• **SHORT EXERCISE**
Quote verbatim the span of lines that begins the listing below and closes with the line containing "179,164 179,170 221,170".

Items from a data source

[Begin]

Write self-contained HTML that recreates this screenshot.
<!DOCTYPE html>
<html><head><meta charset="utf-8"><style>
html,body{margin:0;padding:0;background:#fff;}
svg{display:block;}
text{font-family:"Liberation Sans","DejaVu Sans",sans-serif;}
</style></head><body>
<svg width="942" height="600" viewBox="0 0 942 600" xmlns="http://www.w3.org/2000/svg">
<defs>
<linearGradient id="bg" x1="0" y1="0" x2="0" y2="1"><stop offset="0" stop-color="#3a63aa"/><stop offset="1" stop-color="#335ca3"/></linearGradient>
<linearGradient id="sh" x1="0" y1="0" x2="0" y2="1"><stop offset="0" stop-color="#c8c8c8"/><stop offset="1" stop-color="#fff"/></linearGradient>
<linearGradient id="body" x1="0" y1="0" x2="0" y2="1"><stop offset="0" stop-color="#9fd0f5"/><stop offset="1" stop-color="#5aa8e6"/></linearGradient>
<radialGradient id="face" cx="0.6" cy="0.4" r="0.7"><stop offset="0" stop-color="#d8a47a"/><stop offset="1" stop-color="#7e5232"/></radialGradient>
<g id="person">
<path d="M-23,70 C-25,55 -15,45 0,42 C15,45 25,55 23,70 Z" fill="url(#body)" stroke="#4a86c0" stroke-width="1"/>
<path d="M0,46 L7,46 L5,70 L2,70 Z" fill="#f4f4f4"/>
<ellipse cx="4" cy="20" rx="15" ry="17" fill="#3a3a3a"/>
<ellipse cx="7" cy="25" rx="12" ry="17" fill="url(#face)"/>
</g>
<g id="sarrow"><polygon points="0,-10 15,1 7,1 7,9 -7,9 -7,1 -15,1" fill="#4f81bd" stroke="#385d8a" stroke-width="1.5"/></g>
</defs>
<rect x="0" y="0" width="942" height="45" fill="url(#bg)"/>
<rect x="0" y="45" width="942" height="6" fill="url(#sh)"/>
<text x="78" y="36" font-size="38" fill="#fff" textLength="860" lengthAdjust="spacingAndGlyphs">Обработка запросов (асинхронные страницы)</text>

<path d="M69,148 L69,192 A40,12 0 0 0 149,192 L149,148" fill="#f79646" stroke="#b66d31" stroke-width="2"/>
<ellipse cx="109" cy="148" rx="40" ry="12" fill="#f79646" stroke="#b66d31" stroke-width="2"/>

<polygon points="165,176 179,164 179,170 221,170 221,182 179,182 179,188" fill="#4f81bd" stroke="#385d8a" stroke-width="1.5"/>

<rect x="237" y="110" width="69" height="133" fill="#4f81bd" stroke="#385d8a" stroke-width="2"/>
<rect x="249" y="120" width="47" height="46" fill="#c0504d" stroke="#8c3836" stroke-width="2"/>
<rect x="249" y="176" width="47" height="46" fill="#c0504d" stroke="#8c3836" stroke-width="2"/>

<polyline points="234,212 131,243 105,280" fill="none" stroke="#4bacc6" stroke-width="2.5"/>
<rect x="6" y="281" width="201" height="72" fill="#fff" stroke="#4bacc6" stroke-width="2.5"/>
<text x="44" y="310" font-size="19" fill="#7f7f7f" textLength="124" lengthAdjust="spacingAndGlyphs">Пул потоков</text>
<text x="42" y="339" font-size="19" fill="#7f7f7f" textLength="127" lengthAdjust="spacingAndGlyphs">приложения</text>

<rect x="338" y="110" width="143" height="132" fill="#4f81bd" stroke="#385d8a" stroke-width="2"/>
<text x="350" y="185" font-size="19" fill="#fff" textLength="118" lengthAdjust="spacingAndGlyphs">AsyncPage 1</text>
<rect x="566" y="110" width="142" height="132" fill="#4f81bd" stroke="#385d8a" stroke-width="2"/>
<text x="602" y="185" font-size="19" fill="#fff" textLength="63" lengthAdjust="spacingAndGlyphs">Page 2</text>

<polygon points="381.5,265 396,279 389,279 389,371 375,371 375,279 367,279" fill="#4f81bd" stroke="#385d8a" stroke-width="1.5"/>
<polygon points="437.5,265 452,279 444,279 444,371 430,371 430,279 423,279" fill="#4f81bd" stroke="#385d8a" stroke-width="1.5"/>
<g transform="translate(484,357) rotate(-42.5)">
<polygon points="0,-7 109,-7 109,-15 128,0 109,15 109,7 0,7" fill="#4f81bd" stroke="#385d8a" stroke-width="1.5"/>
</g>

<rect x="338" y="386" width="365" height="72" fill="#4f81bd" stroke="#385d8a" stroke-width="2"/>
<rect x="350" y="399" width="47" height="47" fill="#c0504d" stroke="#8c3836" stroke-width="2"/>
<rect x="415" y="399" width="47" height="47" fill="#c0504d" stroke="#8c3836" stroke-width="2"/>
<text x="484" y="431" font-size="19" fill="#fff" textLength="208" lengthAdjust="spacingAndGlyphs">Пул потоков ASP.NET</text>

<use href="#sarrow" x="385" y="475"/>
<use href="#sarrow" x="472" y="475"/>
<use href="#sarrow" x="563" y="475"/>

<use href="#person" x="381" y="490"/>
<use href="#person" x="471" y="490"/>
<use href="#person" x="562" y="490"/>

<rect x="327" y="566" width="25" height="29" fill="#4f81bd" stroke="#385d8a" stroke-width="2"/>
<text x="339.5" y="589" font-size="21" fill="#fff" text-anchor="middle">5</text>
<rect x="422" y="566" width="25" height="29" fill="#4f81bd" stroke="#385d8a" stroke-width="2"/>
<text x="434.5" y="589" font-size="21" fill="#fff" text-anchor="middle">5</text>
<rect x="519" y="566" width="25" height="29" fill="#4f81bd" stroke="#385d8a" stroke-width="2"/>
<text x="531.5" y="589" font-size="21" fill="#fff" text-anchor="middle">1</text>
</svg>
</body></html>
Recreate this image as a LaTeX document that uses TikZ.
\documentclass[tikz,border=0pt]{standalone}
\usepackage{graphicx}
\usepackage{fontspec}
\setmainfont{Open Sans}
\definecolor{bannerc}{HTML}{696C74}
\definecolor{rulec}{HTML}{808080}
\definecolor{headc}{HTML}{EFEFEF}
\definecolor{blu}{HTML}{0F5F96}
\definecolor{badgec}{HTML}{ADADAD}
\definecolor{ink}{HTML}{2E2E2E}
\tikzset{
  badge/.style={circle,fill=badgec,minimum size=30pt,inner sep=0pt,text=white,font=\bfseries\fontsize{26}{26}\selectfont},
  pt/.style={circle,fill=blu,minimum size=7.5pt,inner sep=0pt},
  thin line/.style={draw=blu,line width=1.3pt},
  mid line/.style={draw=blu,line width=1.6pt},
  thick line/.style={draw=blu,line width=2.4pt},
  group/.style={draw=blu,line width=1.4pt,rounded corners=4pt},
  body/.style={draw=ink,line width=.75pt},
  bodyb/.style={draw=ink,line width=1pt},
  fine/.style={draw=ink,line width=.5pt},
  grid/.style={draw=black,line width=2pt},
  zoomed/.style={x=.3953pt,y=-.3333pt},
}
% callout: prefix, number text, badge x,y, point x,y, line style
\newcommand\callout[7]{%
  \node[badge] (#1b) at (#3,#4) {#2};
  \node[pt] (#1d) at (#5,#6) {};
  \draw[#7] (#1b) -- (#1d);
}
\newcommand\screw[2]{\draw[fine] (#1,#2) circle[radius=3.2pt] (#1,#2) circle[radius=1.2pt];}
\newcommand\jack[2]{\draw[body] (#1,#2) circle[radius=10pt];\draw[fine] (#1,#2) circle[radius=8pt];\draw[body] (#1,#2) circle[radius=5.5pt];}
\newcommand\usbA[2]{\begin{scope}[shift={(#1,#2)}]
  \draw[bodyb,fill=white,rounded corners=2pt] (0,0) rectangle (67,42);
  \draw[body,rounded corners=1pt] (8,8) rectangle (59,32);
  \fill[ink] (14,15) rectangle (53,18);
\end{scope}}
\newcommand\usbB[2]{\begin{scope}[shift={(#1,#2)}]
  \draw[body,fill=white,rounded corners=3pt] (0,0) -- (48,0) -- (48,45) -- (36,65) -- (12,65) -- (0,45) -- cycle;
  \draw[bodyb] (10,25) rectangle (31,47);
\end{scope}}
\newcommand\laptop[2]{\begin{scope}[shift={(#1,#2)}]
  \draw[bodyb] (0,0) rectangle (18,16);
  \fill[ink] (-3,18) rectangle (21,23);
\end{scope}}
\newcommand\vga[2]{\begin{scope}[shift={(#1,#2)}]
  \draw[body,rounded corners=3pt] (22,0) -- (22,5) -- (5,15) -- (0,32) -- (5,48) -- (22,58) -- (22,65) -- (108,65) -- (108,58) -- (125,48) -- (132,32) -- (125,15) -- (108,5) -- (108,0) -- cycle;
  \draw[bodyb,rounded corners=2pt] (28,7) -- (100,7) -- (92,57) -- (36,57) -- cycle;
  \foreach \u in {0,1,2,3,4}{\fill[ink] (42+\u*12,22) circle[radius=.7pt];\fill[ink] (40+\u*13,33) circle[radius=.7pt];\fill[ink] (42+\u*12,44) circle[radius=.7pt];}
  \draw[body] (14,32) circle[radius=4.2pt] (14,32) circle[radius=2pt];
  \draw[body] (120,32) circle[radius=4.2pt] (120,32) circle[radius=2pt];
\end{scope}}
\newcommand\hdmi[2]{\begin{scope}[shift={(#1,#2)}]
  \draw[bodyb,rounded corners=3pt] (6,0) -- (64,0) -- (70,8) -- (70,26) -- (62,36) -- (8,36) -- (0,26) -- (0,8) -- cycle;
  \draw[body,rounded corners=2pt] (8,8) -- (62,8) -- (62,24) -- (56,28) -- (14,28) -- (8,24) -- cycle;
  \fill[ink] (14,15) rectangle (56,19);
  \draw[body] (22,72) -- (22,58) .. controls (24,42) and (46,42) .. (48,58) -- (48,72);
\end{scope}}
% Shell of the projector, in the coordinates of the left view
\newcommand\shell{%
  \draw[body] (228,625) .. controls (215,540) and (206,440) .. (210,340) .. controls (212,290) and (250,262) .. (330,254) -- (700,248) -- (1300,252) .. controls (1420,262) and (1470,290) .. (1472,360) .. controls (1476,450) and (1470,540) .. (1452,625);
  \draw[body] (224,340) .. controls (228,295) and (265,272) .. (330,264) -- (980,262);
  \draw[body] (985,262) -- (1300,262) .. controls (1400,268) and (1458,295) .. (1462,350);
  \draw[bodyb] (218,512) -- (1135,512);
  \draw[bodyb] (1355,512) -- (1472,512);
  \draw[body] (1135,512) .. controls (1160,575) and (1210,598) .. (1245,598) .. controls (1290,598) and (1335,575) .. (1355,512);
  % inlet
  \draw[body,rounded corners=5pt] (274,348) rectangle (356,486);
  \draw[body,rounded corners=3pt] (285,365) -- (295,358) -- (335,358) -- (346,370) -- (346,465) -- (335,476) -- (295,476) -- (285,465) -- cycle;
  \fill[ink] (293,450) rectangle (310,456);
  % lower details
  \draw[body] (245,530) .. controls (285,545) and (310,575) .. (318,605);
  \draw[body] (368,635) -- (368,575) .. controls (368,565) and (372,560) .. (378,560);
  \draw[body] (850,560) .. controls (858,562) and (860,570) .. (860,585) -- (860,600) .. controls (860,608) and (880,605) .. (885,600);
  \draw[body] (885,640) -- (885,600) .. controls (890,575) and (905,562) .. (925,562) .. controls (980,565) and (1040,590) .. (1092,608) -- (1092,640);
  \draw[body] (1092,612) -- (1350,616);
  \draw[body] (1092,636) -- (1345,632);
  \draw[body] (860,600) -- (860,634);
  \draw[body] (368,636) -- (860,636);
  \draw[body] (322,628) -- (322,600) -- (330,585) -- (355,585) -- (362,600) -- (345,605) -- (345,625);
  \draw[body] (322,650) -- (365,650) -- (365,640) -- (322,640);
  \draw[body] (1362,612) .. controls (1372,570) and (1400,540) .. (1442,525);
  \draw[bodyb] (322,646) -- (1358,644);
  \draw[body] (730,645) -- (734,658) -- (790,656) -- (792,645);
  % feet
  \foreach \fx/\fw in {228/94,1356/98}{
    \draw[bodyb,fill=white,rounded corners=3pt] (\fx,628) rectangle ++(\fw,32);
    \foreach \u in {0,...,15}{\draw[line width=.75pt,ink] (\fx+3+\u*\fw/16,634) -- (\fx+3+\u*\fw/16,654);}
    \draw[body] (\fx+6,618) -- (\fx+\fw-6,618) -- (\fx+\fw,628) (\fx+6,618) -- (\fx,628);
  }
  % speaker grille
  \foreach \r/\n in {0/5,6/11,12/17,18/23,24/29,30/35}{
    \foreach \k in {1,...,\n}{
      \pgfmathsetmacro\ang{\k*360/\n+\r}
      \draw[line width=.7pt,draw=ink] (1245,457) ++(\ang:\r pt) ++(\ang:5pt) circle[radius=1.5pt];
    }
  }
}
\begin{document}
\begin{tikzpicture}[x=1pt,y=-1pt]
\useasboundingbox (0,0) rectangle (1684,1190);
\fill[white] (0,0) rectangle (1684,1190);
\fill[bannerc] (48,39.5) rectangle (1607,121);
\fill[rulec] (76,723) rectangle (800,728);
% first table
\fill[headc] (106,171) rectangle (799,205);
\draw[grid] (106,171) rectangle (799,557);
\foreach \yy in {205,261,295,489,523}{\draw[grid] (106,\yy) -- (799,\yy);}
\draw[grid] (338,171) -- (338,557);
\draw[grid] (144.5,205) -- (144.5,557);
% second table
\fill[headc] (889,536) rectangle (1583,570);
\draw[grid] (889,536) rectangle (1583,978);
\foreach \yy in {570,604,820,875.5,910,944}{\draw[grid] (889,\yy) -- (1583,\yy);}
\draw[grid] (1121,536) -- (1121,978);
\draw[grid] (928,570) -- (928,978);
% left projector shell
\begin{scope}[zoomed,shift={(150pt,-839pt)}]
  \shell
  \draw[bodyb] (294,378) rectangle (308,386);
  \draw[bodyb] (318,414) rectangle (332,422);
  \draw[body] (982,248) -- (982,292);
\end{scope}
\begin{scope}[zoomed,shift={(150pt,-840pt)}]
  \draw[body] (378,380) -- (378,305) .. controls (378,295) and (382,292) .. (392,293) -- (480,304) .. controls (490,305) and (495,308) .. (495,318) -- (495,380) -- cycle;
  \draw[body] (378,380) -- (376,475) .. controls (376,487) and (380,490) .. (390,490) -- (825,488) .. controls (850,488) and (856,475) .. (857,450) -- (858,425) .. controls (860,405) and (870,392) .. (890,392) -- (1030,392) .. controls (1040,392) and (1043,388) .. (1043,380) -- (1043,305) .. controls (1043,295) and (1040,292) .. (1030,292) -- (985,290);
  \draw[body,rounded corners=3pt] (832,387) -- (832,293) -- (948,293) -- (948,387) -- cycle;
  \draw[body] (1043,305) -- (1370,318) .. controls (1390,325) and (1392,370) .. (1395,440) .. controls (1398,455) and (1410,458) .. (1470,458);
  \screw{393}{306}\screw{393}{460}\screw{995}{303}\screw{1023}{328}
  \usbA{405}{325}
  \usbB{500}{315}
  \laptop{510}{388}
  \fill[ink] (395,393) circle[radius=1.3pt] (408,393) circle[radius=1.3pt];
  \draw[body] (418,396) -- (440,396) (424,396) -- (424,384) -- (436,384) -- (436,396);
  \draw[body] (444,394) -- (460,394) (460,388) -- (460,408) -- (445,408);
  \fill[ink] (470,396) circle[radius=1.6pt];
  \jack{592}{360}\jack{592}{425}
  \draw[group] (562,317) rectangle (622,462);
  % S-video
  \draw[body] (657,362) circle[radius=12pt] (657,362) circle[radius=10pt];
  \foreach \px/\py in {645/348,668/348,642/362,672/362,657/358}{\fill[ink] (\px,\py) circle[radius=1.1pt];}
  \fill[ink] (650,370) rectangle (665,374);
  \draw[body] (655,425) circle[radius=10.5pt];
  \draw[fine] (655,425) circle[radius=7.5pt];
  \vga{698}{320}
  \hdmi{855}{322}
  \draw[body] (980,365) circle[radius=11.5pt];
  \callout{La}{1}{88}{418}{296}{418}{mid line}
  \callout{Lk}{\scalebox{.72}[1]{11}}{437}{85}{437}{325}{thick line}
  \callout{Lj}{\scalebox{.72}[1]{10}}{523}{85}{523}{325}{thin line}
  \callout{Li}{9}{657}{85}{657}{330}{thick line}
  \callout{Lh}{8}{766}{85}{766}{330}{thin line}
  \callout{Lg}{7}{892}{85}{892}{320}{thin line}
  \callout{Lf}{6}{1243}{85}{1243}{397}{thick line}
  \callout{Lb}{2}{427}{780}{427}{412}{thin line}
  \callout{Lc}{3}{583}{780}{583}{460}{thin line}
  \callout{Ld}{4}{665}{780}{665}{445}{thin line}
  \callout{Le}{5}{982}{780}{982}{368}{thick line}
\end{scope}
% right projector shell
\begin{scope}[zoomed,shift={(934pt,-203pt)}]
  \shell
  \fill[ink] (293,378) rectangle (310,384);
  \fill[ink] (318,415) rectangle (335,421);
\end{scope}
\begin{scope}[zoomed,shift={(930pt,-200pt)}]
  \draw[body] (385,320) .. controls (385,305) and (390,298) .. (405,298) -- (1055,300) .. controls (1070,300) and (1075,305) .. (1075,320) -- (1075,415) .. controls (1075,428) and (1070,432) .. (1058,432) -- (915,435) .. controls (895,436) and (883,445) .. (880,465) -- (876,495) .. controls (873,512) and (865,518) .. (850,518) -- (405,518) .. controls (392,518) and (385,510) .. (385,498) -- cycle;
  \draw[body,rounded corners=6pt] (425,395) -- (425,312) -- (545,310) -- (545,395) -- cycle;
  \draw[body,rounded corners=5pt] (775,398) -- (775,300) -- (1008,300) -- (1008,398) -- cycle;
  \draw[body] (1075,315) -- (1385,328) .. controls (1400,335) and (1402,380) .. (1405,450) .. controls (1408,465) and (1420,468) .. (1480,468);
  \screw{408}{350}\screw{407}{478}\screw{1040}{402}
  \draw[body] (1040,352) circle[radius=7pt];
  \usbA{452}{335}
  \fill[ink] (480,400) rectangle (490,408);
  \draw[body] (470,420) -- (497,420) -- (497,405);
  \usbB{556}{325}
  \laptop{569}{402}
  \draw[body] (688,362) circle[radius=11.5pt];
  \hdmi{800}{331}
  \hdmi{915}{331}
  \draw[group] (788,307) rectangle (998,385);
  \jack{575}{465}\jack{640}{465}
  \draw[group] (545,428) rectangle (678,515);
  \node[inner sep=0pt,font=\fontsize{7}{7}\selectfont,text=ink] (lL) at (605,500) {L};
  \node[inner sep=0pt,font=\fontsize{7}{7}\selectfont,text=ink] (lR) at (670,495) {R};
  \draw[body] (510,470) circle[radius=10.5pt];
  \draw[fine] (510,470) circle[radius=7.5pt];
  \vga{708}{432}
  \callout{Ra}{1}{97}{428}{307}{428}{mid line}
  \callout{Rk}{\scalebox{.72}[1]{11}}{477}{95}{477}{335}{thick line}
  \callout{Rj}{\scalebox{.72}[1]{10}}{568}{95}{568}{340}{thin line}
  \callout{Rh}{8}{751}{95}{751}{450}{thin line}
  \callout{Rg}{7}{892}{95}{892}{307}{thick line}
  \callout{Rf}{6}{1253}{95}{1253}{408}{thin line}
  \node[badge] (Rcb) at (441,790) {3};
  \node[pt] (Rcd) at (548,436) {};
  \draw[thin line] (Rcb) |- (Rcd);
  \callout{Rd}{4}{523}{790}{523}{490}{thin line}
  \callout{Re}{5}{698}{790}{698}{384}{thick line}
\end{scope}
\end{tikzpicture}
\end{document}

[End]

• **RESPONSE**
Write self-contained HTML that recreates this screenshot.
<!DOCTYPE html>
<html><head><meta charset="utf-8"><style>
html,body{margin:0;padding:0;background:#fff;}
svg{display:block;}
text{font-family:"Liberation Sans","DejaVu Sans",sans-serif;}
</style></head><body>
<svg width="942" height="600" viewBox="0 0 942 600" xmlns="http://www.w3.org/2000/svg">
<defs>
<linearGradient id="bg" x1="0" y1="0" x2="0" y2="1"><stop offset="0" stop-color="#3a63aa"/><stop offset="1" stop-color="#335ca3"/></linearGradient>
<linearGradient id="sh" x1="0" y1="0" x2="0" y2="1"><stop offset="0" stop-color="#c8c8c8"/><stop offset="1" stop-color="#fff"/></linearGradient>
<linearGradient id="body" x1="0" y1="0" x2="0" y2="1"><stop offset="0" stop-color="#9fd0f5"/><stop offset="1" stop-color="#5aa8e6"/></linearGradient>
<radialGradient id="face" cx="0.6" cy="0.4" r="0.7"><stop offset="0" stop-color="#d8a47a"/><stop offset="1" stop-color="#7e5232"/></radialGradient>
<g id="person">
<path d="M-23,70 C-25,55 -15,45 0,42 C15,45 25,55 23,70 Z" fill="url(#body)" stroke="#4a86c0" stroke-width="1"/>
<path d="M0,46 L7,46 L5,70 L2,70 Z" fill="#f4f4f4"/>
<ellipse cx="4" cy="20" rx="15" ry="17" fill="#3a3a3a"/>
<ellipse cx="7" cy="25" rx="12" ry="17" fill="url(#face)"/>
</g>
<g id="sarrow"><polygon points="0,-10 15,1 7,1 7,9 -7,9 -7,1 -15,1" fill="#4f81bd" stroke="#385d8a" stroke-width="1.5"/></g>
</defs>
<rect x="0" y="0" width="942" height="45" fill="url(#bg)"/>
<rect x="0" y="45" width="942" height="6" fill="url(#sh)"/>
<text x="78" y="36" font-size="38" fill="#fff" textLength="860" lengthAdjust="spacingAndGlyphs">Обработка запросов (асинхронные страницы)</text>

<path d="M69,148 L69,192 A40,12 0 0 0 149,192 L149,148" fill="#f79646" stroke="#b66d31" stroke-width="2"/>
<ellipse cx="109" cy="148" rx="40" ry="12" fill="#f79646" stroke="#b66d31" stroke-width="2"/>

<polygon points="165,176 179,164 179,170 221,170 221,182 179,182 179,188" fill="#4f81bd" stroke="#385d8a" stroke-width="1.5"/>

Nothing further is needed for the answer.